Now we could stop here. However, there is another way of showing this is true in general. Remember, we can represent any vector graphically and we can also add two vectors together graphically. For example, suppose we have the vector 𝐕 and vector 𝐖 as shown. In this graphical interpretation, the vectors represent displacement, so we can represent the vector 𝐕 plus 𝐖 as shown. And of course, when we represent these vectors graphically, their magnitude is their length.
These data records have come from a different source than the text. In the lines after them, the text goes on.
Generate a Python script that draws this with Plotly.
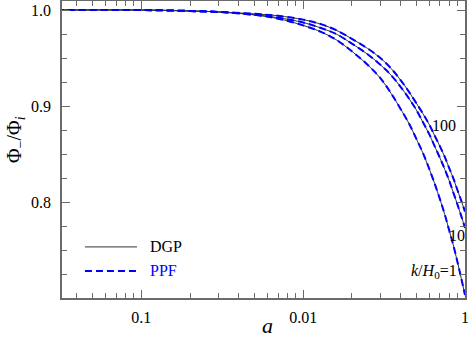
import plotly.graph_objects as go

# scale factor a
a_vals = [0.003, 0.01, 0.02, 0.03, 0.05, 0.07, 0.1, 0.13, 0.16, 0.2, 0.25, 0.3, 0.35, 0.4,
          0.45, 0.5, 0.55, 0.6, 0.65, 0.7, 0.75, 0.8, 0.85, 0.9, 0.95, 1.0]

# Phi_-/Phi_i for DGP (solid)
dgp_k1 = [1.0, 1.0, 0.999, 0.998, 0.995, 0.991, 0.984, 0.977, 0.969, 0.957, 0.943, 0.929, 0.913, 0.897,
          0.882, 0.866, 0.851, 0.835, 0.819, 0.803, 0.787, 0.770, 0.754, 0.737, 0.720, 0.703]
dgp_k10 = [1.0, 1.0, 0.999, 0.998, 0.995, 0.992, 0.987, 0.981, 0.975, 0.965, 0.954, 0.943, 0.932, 0.920,
           0.908, 0.896, 0.883, 0.871, 0.858, 0.846, 0.834, 0.822, 0.809, 0.797, 0.785, 0.773]
dgp_k100 = [1.0, 1.0, 0.999, 0.998, 0.996, 0.994, 0.990, 0.985, 0.979, 0.970, 0.960, 0.950, 0.939, 0.927,
            0.915, 0.903, 0.892, 0.881, 0.869, 0.858, 0.847, 0.835, 0.824, 0.812, 0.801, 0.790]

# PPF (dashed) lies right on top of DGP
ppf_k1 = [1.0, 1.0, 0.999, 0.998, 0.995, 0.991, 0.984, 0.977, 0.969, 0.957, 0.943, 0.929, 0.913, 0.897,
          0.882, 0.866, 0.851, 0.835, 0.819, 0.803, 0.787, 0.770, 0.754, 0.737, 0.720, 0.703]
ppf_k10 = [1.0, 1.0, 0.999, 0.998, 0.995, 0.992, 0.987, 0.981, 0.975, 0.965, 0.954, 0.943, 0.932, 0.920,
           0.908, 0.896, 0.883, 0.871, 0.858, 0.846, 0.834, 0.822, 0.809, 0.797, 0.785, 0.773]
ppf_k100 = [1.0, 1.0, 0.999, 0.998, 0.996, 0.994, 0.990, 0.985, 0.979, 0.970, 0.960, 0.950, 0.939, 0.927,
            0.915, 0.903, 0.892, 0.881, 0.869, 0.858, 0.847, 0.835, 0.824, 0.812, 0.801, 0.790]

x_tickvals = [0.01, 0.1, 1]
x_ticktext = ["0.1", "0.01", "1"]
x_minor = [0.004, 0.005, 0.006, 0.007, 0.008, 0.009,
           0.02, 0.03, 0.04, 0.05, 0.06, 0.07, 0.08, 0.09,
           0.2, 0.3, 0.4, 0.5, 0.6, 0.7, 0.8, 0.9]
y_tickvals = [0.8, 0.9, 1.0]
y_ticktext = ["0.8", "0.9", "1.0"]
y_minor = [0.725, 0.75, 0.775, 0.825, 0.85, 0.875, 0.925, 0.95, 0.975]

FONT = "Liberation Serif"
AXIS = "#6a6a6a"

fig = go.Figure()
for ys in [dgp_k1, dgp_k10, dgp_k100]:
    fig.add_trace(go.Scatter(x=a_vals, y=ys, mode="lines", line_shape="spline",
                             line=dict(color="#333333", width=1), showlegend=False))
for ys in [ppf_k1, ppf_k10, ppf_k100]:
    fig.add_trace(go.Scatter(x=a_vals, y=ys, mode="lines", line_shape="spline",
                             line=dict(color="#0000ff", width=2, dash="7px,4px"), showlegend=False))

# curve labels
fig.add_annotation(x=-0.13, y=0.880, text="100", showarrow=False, font=dict(size=16, color="black"))
fig.add_annotation(x=-0.05, y=0.765, text="10", showarrow=False, font=dict(size=16, color="black"))
fig.add_annotation(x=-0.19, y=0.728, text="<i>k</i>/<i>H</i><sub>0</sub>=1", showarrow=False,
                   font=dict(size=16, color="black"))

# legend drawn by hand, like the original
fig.add_shape(type="line", xref="paper", yref="paper", x0=0.057, x1=0.186, y0=0.172, y1=0.172,
              line=dict(color="#333333", width=1))
fig.add_shape(type="line", xref="paper", yref="paper", x0=0.057, x1=0.186, y0=0.091, y1=0.091,
              line=dict(color="#0000ff", width=2, dash="7px,4px"))
fig.add_annotation(xref="paper", yref="paper", x=0.213, y=0.172, text="DGP", showarrow=False,
                   xanchor="left", yanchor="middle", font=dict(size=16, color="black"))
fig.add_annotation(xref="paper", yref="paper", x=0.213, y=0.091, text="PPF", showarrow=False,
                   xanchor="left", yanchor="middle", font=dict(size=16, color="#0000ff"))

# axis titles
fig.add_annotation(xref="paper", yref="paper", x=0.511, y=-0.094, text="<i>a</i>", showarrow=False,
                   xanchor="center", yanchor="middle", font=dict(size=22, color="black"))
fig.add_annotation(xref="paper", yref="paper", x=-0.114, y=0.532, text="Φ<sub>−</sub>/Φ<sub><i>i</i></sub>",
                   showarrow=False, textangle=-90, xanchor="center", yanchor="middle",
                   font=dict(size=20, color="black"))

fig.update_xaxes(type="log", range=[-2.49, 0], tickmode="array", tickvals=x_tickvals, ticktext=x_ticktext,
                 ticks="inside", ticklen=8, tickcolor=AXIS, showline=True, linecolor=AXIS, linewidth=1.5,
                 mirror="ticks", showgrid=False, zeroline=False, ticklabelstandoff=4, automargin=False,
                 minor=dict(tickmode="array", tickvals=x_minor, ticks="inside", ticklen=5, tickcolor=AXIS, showgrid=False),
                 tickfont=dict(family=FONT, size=16, color="black"))
fig.update_yaxes(range=[0.7, 1.0094], tickmode="array", tickvals=y_tickvals, ticktext=y_ticktext,
                 ticks="inside", ticklen=8, tickcolor=AXIS, showline=True, linecolor=AXIS, linewidth=1.5,
                 mirror="ticks", showgrid=False, zeroline=False, ticklabelstandoff=6, automargin=False,
                 minor=dict(tickmode="array", tickvals=y_minor, ticks="inside", ticklen=5, tickcolor=AXIS, showgrid=False),
                 tickfont=dict(family=FONT, size=16, color="black"))

fig.update_layout(width=471, height=342, margin=dict(l=62, r=6, t=1, b=44),
                  plot_bgcolor="white", paper_bgcolor="white", font=dict(family=FONT),
                  showlegend=False)
fig.write_html("out.html", config={"displayModeBar": False},
               post_script="document.body.style.margin='0';")
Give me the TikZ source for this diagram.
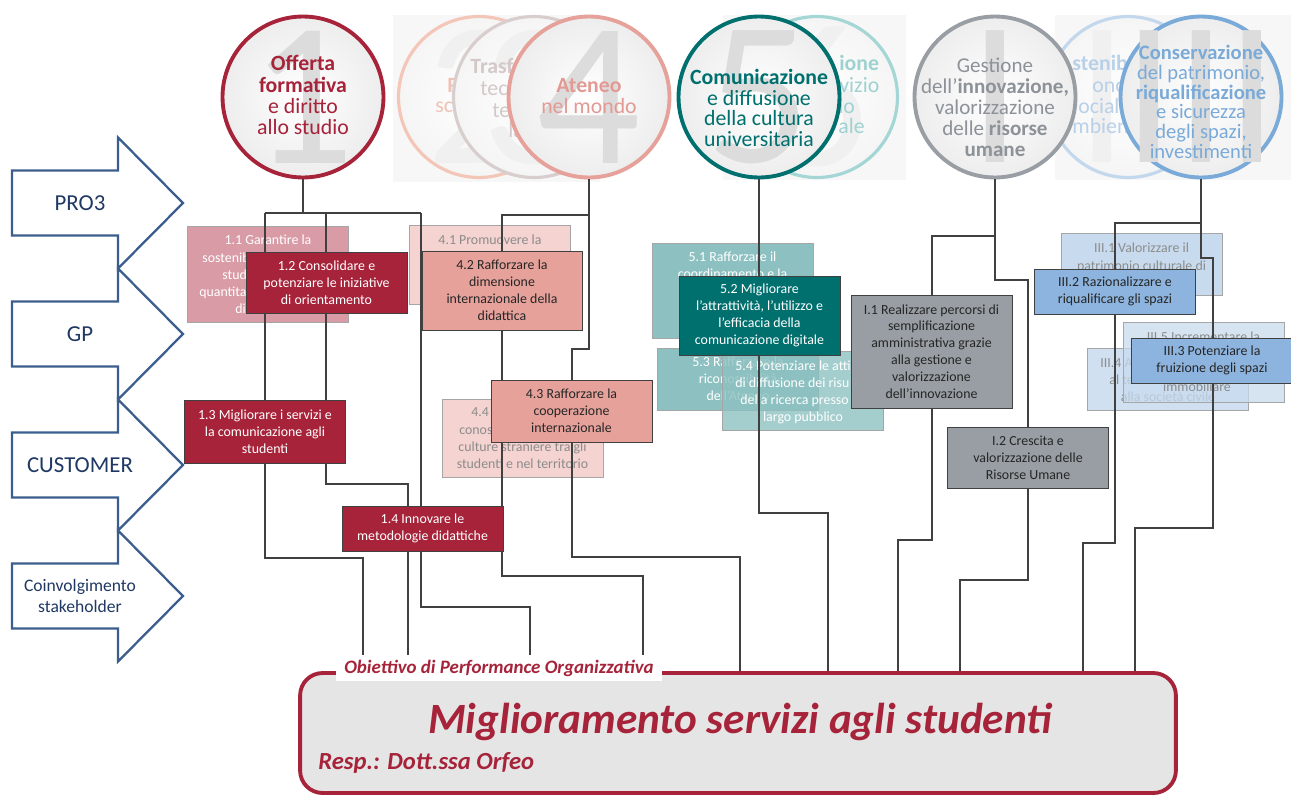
\documentclass[tikz,border=0pt]{standalone}
\usepackage{fontspec}
\setmainfont{Carlito}
\usetikzlibrary{positioning,calc}

\definecolor{unired}{HTML}{A6233A}
\definecolor{unipink}{HTML}{D99BA6}
\definecolor{unisalmon}{HTML}{E6A19B}
\definecolor{salmontxt}{HTML}{E39A94}
\definecolor{unisalmonlt}{HTML}{F4D3D1}
\definecolor{uniteal}{HTML}{00706F}
\definecolor{unitealt}{HTML}{8DC0C0}
\definecolor{unigray}{HTML}{989EA3}
\definecolor{unigraytxt}{HTML}{8C9297}
\definecolor{uniblue}{HTML}{8DB4DE}
\definecolor{unibluetxt}{HTML}{7AAAD8}
\definecolor{unibluelt}{HTML}{C8DBEE}
\definecolor{lanecol}{HTML}{3B5E8E}
\definecolor{lanetxt}{HTML}{1F3864}
\definecolor{wirecol}{HTML}{404040}
\definecolor{numcol}{HTML}{DCDCDC}
\definecolor{fadetxt}{HTML}{8C8C8C}
\definecolor{c2col}{HTML}{F3C6B8}
\definecolor{c2txt}{HTML}{F0C2B4}
\definecolor{c3col}{HTML}{D9CECE}
\definecolor{c3txt}{HTML}{D4C8C8}
\definecolor{c6col}{HTML}{A3D6D4}
\definecolor{c6txt}{HTML}{9ED2D0}
\definecolor{cIIcol}{HTML}{C3D8EC}
\definecolor{cIItxt}{HTML}{B9D0E9}

\newcommand{\boxfont}{\fontsize{7.9}{9.6}\selectfont}
\newcommand{\circfont}{\fontsize{12.4}{12}\selectfont}
\newcommand{\numfont}{\fontsize{117}{117}\selectfont}

\pgfdeclarelayer{back}
\pgfdeclarelayer{wires}
\pgfsetlayers{back,wires,main}

\tikzset{
    wire/.style={draw=wirecol, line width=1.6pt},
    lane/.style={draw=lanecol, line width=1.3pt, fill=white},
    lanetext/.style={text=lanetxt, align=center, inner sep=0pt},
    circ/.style={circle, minimum size=3.22cm, inner sep=0pt, line width=2.2pt, shade, shading=radial, inner color=white, outer color=black!7},
    circ faded/.style={circ, line width=1.8pt, outer color=black!4},
    numeral/.style={text=numcol, font=\numfont, inner sep=0pt},
    numeral faded/.style={numeral, text=black!6},
    circtext/.style={align=center, inner sep=0pt, font=\circfont},
    frag/.style={inner sep=0pt, anchor=base west, font=\circfont},
    goal/.style={rectangle, draw=black!75, line width=0.5pt, minimum width=3.22cm, align=center, inner sep=1pt, font=\boxfont, text=black!85},
    goal faded/.style={goal, draw=black!35},
    boxfrag/.style={inner sep=0pt, anchor=base west, font=\boxfont},
    boxline/.style={inner sep=0pt, anchor=base, font=\boxfont},
    objbox/.style={rectangle, rounded corners=0.45cm, draw=unired, line width=2.2pt, fill=black!10, minimum width=17.52cm, minimum height=2.4cm},
    objlabel/.style={fill=white, text=unired, font=\fontsize{10.8}{12}\selectfont\bfseries\itshape, minimum width=6.52cm, minimum height=0.52cm, inner sep=0pt}
}

\begin{document}
\begin{tikzpicture}[x=0.02cm, y=-0.02cm]
    \useasboundingbox (0,0) rectangle (1291,795);

    \begin{pgfonlayer}{back}
    \fill[black!3] (393,15) rectangle (600,182);
    \fill[black!3] (723,15) rectangle (906,180);
    \fill[black!3] (1055,15) rectangle (1291,180);

    % areas 2, 3, 4
    \node[circ faded, draw=c2col] (c2) at (479,97) {};
    \node[numeral faded] (n2) at (c2) {2};
    \node[frag, text=c2txt, font=\circfont\bfseries] (f2a) at (447,92) {R};
    \node[frag, text=c2txt] (f2b) at (435,112) {sc};

    \node[circ faded, draw=c3col] (c3) at (534,97) {};
    \node[numeral faded] (n3) at (c3) {3};
    \node[frag, text=c3txt, font=\circfont\bfseries] (f3a) at (470,73) {Trasf};
    \node[frag, text=c3txt] (f3b) at (480,95) {tec};
    \node[frag, text=c3txt] (f3c) at (492,117) {te};
    \node[frag, text=c3txt] (f3d) at (508,137) {la};

    \node[circ, draw=unisalmon] (c4) at (589,97) {};
    \node[numeral] (n4) at (c4) {4};
    \node[circtext, text=salmontxt] (t4) at (589,96) {\textbf{Ateneo}\\nel mondo};

    % area 1
    \node[circ, draw=unired] (c1) at (303,97) {};
    \node[numeral] (n1) at (c1) {1};
    \node[circtext, text=unired] (t1) at (303,95) {\textbf{Offerta}\\\textbf{formativa}\\e diritto\\allo studio};

    % areas 5, 6
    \node[circ faded, draw=c6col] (c6) at (817,97) {};
    \node[numeral faded] (n6) at (c6) {6};
    \node[frag, text=c6txt, font=\circfont\bfseries] (f6a) at (839,70) {ione};
    \node[frag, text=c6txt] (f6b) at (839,92) {vizio};
    \node[frag, text=c6txt] (f6c) at (838,113) {io};
    \node[frag, text=c6txt] (f6d) at (838,133) {ale};

    \node[circ, draw=uniteal] (c5) at (759,97) {};
    \node[numeral] (n5) at (c5) {5};
    \node[circtext, text=uniteal, font=\fontsize{12.4}{11.7}\selectfont] (t5) at (759,108) {\textbf{Comunicazione}\\e diffusione\\della cultura\\universitaria};

    % areas I, II, III
    \node[circ faded, draw=cIIcol] (cII) at (1128,97) {};
    \node[numeral faded] (nII) at (cII) {II};
    \node[frag, text=cIItxt, font=\circfont\bfseries] (fIIa) at (1072,70) {stenib};
    \node[frag, text=cIItxt] (fIIb) at (1092,92) {onom};
    \node[frag, text=cIItxt] (fIIc) at (1078,113) {ociale};
    \node[frag, text=cIItxt] (fIId) at (1072,133) {mbient};

    \node[circ, draw=unigray] (cI) at (995,97) {};
    \node[numeral] (nI) at (cI) {I};
    \node[circtext, text=unigraytxt, font=\fontsize{12}{12}\selectfont] (tI) at (995,107) {Gestione\\dell’\textbf{innovazione,}\\valorizzazione\\delle \textbf{risorse}\\\textbf{umane}};

    \node[circ, draw=unibluetxt] (cIII) at (1201,97) {};
    \node[numeral] (nIII) at (cIII) {III};
    \node[circtext, text=unibluetxt, font=\fontsize{11.7}{11.2}\selectfont] (tIII) at (1201,102) {\textbf{Conservazione}\\del patrimonio,\\\textbf{riqualificazione}\\e sicurezza\\degli spazi,\\investimenti};

    % faded goals
    \node[goal faded, fill=unipink, minimum height=1.92cm] (b11) at (268,274) {};
    \node[boxline, text=white] (b11a) at (268,244) {1.1 Garantire la};
    \node[boxfrag, text=white] (b11b) at (202,262) {sostenib};
    \node[boxfrag, text=white] (b11c) at (222,279) {stud};
    \node[boxfrag, text=white] (b11d) at (199,296) {quantita};
    \node[boxfrag, text=white] (b11e) at (235,313) {di};

    \node[goal faded, fill=unisalmonlt, minimum height=1.58cm] (b41) at (490,264.5) {};
    \node[boxline, text=fadetxt] (b41a) at (490,244) {4.1 Promuovere la};

    \node[goal faded, fill=unisalmonlt, minimum height=1.56cm] (b44) at (522.5,438) {};
    \node[boxfrag, text=fadetxt] (b44a) at (471,416) {4.4};
    \node[boxfrag, text=fadetxt] (b44b) at (459,434) {conos};
    \node[boxline, text=fadetxt] (b44c) at (522.5,451) {culture straniere tra gli};
    \node[boxline, text=fadetxt] (b44d) at (522.5,468) {studenti e nel territorio};

    \node[goal faded, fill=unitealt, minimum height=1.9cm] (b51) at (732.5,290.5) {};
    \node[boxline, text=white] (b51a) at (732.5,261) {5.1 Rafforzare il};
    \node[boxline, text=white] (b51b) at (732.5,278) {coordinamento e la};

    \node[goal faded, fill=unitealt, text=white, minimum height=1.24cm] (b53) at (738,379) {5.3 Rafforzare la\\riconoscibilità\\dell’Ateneo};

    \node[goal faded, fill=unitealt, fill opacity=0.8, minimum height=1.58cm] (b54) at (803,390.5) {};
    \node[boxfrag, text=white] (b54a) at (735,370) {5.4 Potenziare le atti};
    \node[boxfrag, text=white] (b54b) at (735,387) {di diffusione dei risu};
    \node[boxfrag, text=white] (b54c) at (740,404) {della ricerca presso};
    \node[boxline, text=white] (b54d) at (803,421) {largo pubblico};

    \node[goal faded, fill=unibluelt, minimum height=1.24cm] (bIII1) at (1141.5,264) {};
    \node[boxline, text=fadetxt] (bIII1a) at (1141.5,252) {III.1 Valorizzare il};
    \node[boxline, text=fadetxt] (bIII1b) at (1141.5,270) {patrimonio culturale di};

    \node[goal faded, fill=unibluelt, fill opacity=0.85, minimum height=1.24cm] (bIII4) at (1168,379) {};
    \node[boxfrag, text=fadetxt] (bIII4a) at (1100,367) {III.4 A};
    \node[boxfrag, text=fadetxt] (bIII4b) at (1109,384) {al te};
    \node[boxline, text=fadetxt] (bIII4c) at (1168,401) {alla società civile};

    \node[goal faded, fill=unibluelt, fill opacity=0.75, minimum height=1.6cm] (bIII5) at (1203.5,362) {};
    \node[boxline, text=fadetxt] (bIII5a) at (1203.5,341) {III.5 Incrementare la};
    \node[boxline, text=fadetxt] (bIII5b) at (1197,391) {immobiliare};
    \end{pgfonlayer}

    % active goals
    \node[goal, fill=unired, text=white, minimum height=1.22cm] (b12) at (326.5,282.5) {1.2 Consolidare e\\potenziare le iniziative\\di orientamento};
    \node[goal, fill=unired, text=white, minimum height=1.26cm] (b13) at (265,431.5) {1.3 Migliorare i servizi e\\la comunicazione agli\\studenti};
    \node[goal, fill=unired, text=white, minimum height=0.9cm] (b14) at (422.5,528.5) {1.4 Innovare le\\metodologie didattiche};
    \node[goal, fill=unisalmon, minimum width=3.2cm, minimum height=1.58cm] (b42) at (502,290.5) {4.2 Rafforzare la\\dimensione\\internazionale della\\didattica};
    \node[goal, fill=unisalmon, minimum height=1.24cm] (b43) at (571.5,411) {4.3 Rafforzare la\\cooperazione\\internazionale};
    \node[goal, fill=uniteal, text=white, minimum height=1.58cm] (b52) at (759.5,315.5) {5.2 Migliorare\\l’attrattività, l’utilizzo e\\l’efficacia della\\comunicazione digitale};
    \node[goal, fill=unigray, minimum height=2.26cm] (bI1) at (931.5,351.5) {I.1 Realizzare percorsi di\\semplificazione\\amministrativa grazie\\alla gestione e\\valorizzazione\\dell’innovazione};
    \node[goal, fill=unigray, minimum height=1.22cm] (bI2) at (1028,457.5) {I.2 Crescita e\\valorizzazione delle\\Risorse Umane};
    \node[goal, fill=uniblue, minimum height=0.9cm] (bIII2) at (1115,291.5) {III.2 Razionalizzare e\\riqualificare gli spazi};
    \node[goal, fill=uniblue, minimum height=0.9cm] (bIII3) at (1212,360.5) {III.3 Potenziare la\\fruizione degli spazi};

    % objective
    \node[objbox] (obj) at (738,733) {};
    \node[objlabel] (objlab) at (499,668) {Obiettivo di Performance Organizzativa};
    \node[text=unired, font=\fontsize{24.6}{28}\selectfont\bfseries\itshape] (title) at (740,722) {Miglioramento servizi agli studenti};
    \node[text=unired, font=\fontsize{14}{16}\selectfont\bfseries\itshape, anchor=west, inner sep=0pt] (resp) at (318,763) {Resp.: Dott.ssa Orfeo};

    % elbows of the connectors
    \coordinate (k1a) at (265,213);
    \coordinate (k1b) at (326,213);
    \coordinate (k1c) at (421,213);
    \coordinate (k4a) at (502,215);
    \coordinate (kIa) at (932,236);
    \coordinate (kIIIa) at (1115,223);
    \coordinate (e1) at (363,558);
    \coordinate (e2) at (408,484);
    \coordinate (e4) at (530,607);
    \coordinate (e5) at (572,349);
    \coordinate (e6) at (643,576);
    \coordinate (e7) at (740,557);
    \coordinate (e8) at (828,513);
    \coordinate (e9) at (1028,280);
    \coordinate (e10) at (898,540);
    \coordinate (e11) at (960,580);
    \coordinate (e12) at (1213,258);
    \coordinate (e13) at (1083,543);
    \coordinate (e14) at (1135,528);

    \begin{pgfonlayer}{wires}
    % area 1
    \draw[wire] (c1.south) -- (c1.south |- k1a);
    \draw[wire] (k1a) -- (k1c);
    \draw[wire] (k1a) -- (k1a |- b12.north);
    \draw[wire] (k1b) -- (k1b |- b12.north);
    \draw[wire] (k1c) -- (k1c |- b14.north);
    \draw[wire] (k1a |- b12.south) -- (k1a |- b13.north);
    \draw[wire] (k1b |- b12.south) -- (k1b |- b13.north);
    \draw[wire] (k1a |- b13.south) |- (e1) -- (e1 |- obj.north);
    \draw[wire] (k1b |- b13.south) |- (e2) -- (e2 |- b14.north);
    \draw[wire] (e2 |- b14.south) -- (e2 |- obj.north);
    \draw[wire] (k1c |- b14.south) |- (e4) -- (e4 |- obj.north);
    % area 4
    \draw[wire] (c4.south) |- (k4a) -- (k4a |- b42.north);
    \draw[wire] (c4.south |- k4a) |- (e5) -- (e5 |- b43.north);
    \draw[wire] (k4a |- b42.south) |- (e6) -- (e6 |- obj.north);
    \draw[wire] (e5 |- b43.south) |- (e7) -- (e7 |- obj.north);
    % area 5
    \draw[wire] (c5.south) -- (c5.south |- b52.north);
    \draw[wire] (c5.south |- b52.south) |- (e8) -- (e8 |- obj.north);
    % area I
    \draw[wire] (cI.south) |- (kIa) -- (kIa |- bI1.north);
    \draw[wire] (cI.south |- kIa) |- (e9) -- (e9 |- bI2.north);
    \draw[wire] (kIa |- bI1.south) |- (e10) -- (e10 |- obj.north);
    \draw[wire] (e9 |- bI2.south) |- (e11) -- (e11 |- obj.north);
    % area III
    \draw[wire] (cIII.south) |- (kIIIa) -- (kIIIa |- bIII2.north);
    \draw[wire] (cIII.south |- kIIIa) |- (e12) -- (e12 |- bIII3.north);
    \draw[wire] (kIIIa |- bIII2.south) |- (e13) -- (e13 |- obj.north);
    \draw[wire] (e12 |- bIII3.south) |- (e14) -- (e14 |- obj.north);
    \end{pgfonlayer}

    % perspectives
    \foreach \lab/\fs/\bs [count=\i from 0] in {PRO3/13/15, GP/13/15, CUSTOMER/13/15, {Coinvolgimento\\stakeholder}/10/12} {
        \pgfmathsetmacro\ly{203+131*\i}
        \draw[lane] (12,\ly-32.5) -- (118,\ly-32.5) -- (118,\ly-65.5) -- (183,\ly)
            -- (118,\ly+65.5) -- (118,\ly+32.5) -- (12,\ly+32.5) -- cycle;
        \node[lanetext, font=\fontsize{\fs}{\bs}\selectfont] (lane\i) at (80,\ly) {\lab};
    }
\end{tikzpicture}
\end{document}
Using this diagram, we can find a link between the magnitude of vector 𝐕 plus 𝐖 and the magnitude of vector 𝐕 plus the magnitude of vector 𝐖. The magnitude of vector 𝐕 plus 𝐖 is going to be the length of the line segment from the initial point of this vector to its terminal point. It’s just the length of the base of this triangle.

However, the magnitude of vector 𝐕 added to the magnitude of vector 𝐖 is going to be the length of the other two sides of our triangle added together. And we know the shortest distance between two points is the straight line between them. This gives us a graphical intuition of the following inequality. The magnitude of vector 𝐕 plus vector 𝐖 will be less than or equal to the magnitude of vector 𝐕 plus the magnitude of vector 𝐖. This is often referred to as the triangle inequality. And it’s true in any number of dimensions and we can prove this algebraically. Finally, we could use this to answer our question by using the fact that our inequality will be strict if neither of our two vectors 𝐕 or 𝐖 is the zero vector.

We could therefore use this inequality to conclude that if 𝐕 is the vector negative one, five, negative two and 𝐖 is the vector three, one, one, then the magnitude of vector 𝐕 plus the magnitude of vector 𝐖 will be bigger than the magnitude of vector 𝐕 plus vector 𝐖.